━━ Data section

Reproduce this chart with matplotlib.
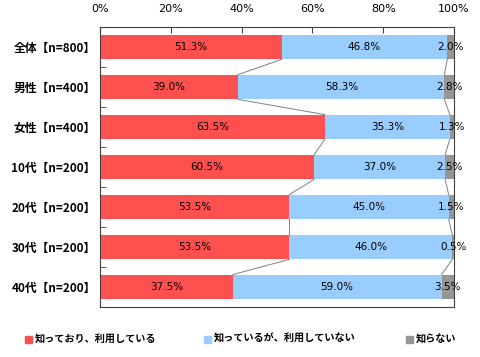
import matplotlib
matplotlib.use("Agg")
import matplotlib.pyplot as plt
from matplotlib.patches import Rectangle

plt.rcParams['font.family'] = ['Noto Sans CJK JP', 'DejaVu Sans']

categories = ["全体【n=800】", "男性【n=400】", "女性【n=400】", "10代【n=200】",
              "20代【n=200】", "30代【n=200】", "40代【n=200】"]
use_it = [51.3, 39.0, 63.5, 60.5, 53.5, 53.5, 37.5]
know_only = [46.8, 58.3, 35.3, 37.0, 45.0, 46.0, 59.0]
dont_know = [2.0, 2.8, 1.3, 2.5, 1.5, 0.5, 3.5]
series_names = ["知っており、利用している", "知っているが、利用していない", "知らない"]
colors = ["#ff5050", "#99ccff", "#969696"]

W, H = 481, 357
fig = plt.figure(figsize=(W / 100, H / 100), dpi=100)
ax = fig.add_axes([100 / W, 1 - 307 / H, 354 / W, 280 / H])

y = list(range(len(categories)))
h = 0.62
left = [0.0] * len(categories)
for vals, col in zip([use_it, know_only, dont_know], colors):
    ax.barh(y, vals, left=left, height=h, color=col, zorder=2)
    for i, v in enumerate(vals):
        ax.text(left[i] + v / 2, i, f"{v:.1f}%", ha="center", va="center",
                fontsize=7.5, family="DejaVu Sans", color="black", zorder=4)
    left = [l + v for l, v in zip(left, vals)]

# series lines between bars
cum1 = use_it
cum2 = [a + b for a, b in zip(use_it, know_only)]
for cum in (cum1, cum2):
    for i in range(len(categories) - 1):
        ax.plot([cum[i], cum[i + 1]], [i + h / 2, i + 1 - h / 2],
                color="#808080", lw=0.7, zorder=3)

ax.set_xlim(0, 100)
ax.set_ylim(len(categories) - 0.5, -0.5)
ax.xaxis.tick_top()
ax.set_xticks([0, 20, 40, 60, 80, 100])
ax.set_xticklabels([f"{t}%" for t in [0, 20, 40, 60, 80, 100]],
                   family="DejaVu Sans", fontsize=8)
ax.set_yticks(y)
ax.set_yticklabels(categories, fontsize=8.5, fontweight="bold")
ax.set_yticks([i + 0.5 for i in y[:-1]], minor=True)
ax.tick_params(axis="y", which="major", length=0, pad=3)
ax.tick_params(axis="y", which="minor", direction="in", length=4, color="#404040")
ax.tick_params(axis="x", direction="in", length=4, pad=9, color="#404040")
for s in ax.spines.values():
    s.set_color("#404040")
    s.set_linewidth(0.8)

# legend, laid out by hand like the original
leg_x = [25, 204, 406]
leg_y = 339
for x0, col, name in zip(leg_x, colors, series_names):
    fig.patches.append(Rectangle((x0 / W, 1 - (leg_y + 3.5) / H), 7 / W, 7 / H,
                                 transform=fig.transFigure, color=col))
    fig.text((x0 + 10) / W, 1 - leg_y / H, name, ha="left", va="center",
             fontsize=7.3, fontweight="bold")

fig.savefig("out.png", dpi=100)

━━━━

** Exercise details **
Reproduce exactly the run of lines that opens the listing and closes with the line holding "plt.rcParams['font.family'] = ['Noto". Pictures are excluded.

** Task output **
Reproduce this chart with matplotlib.
import matplotlib
matplotlib.use("Agg")
import matplotlib.pyplot as plt
from matplotlib.patches import Rectangle

plt.rcParams['font.family'] = ['Noto Sans CJK JP', 'DejaVu Sans']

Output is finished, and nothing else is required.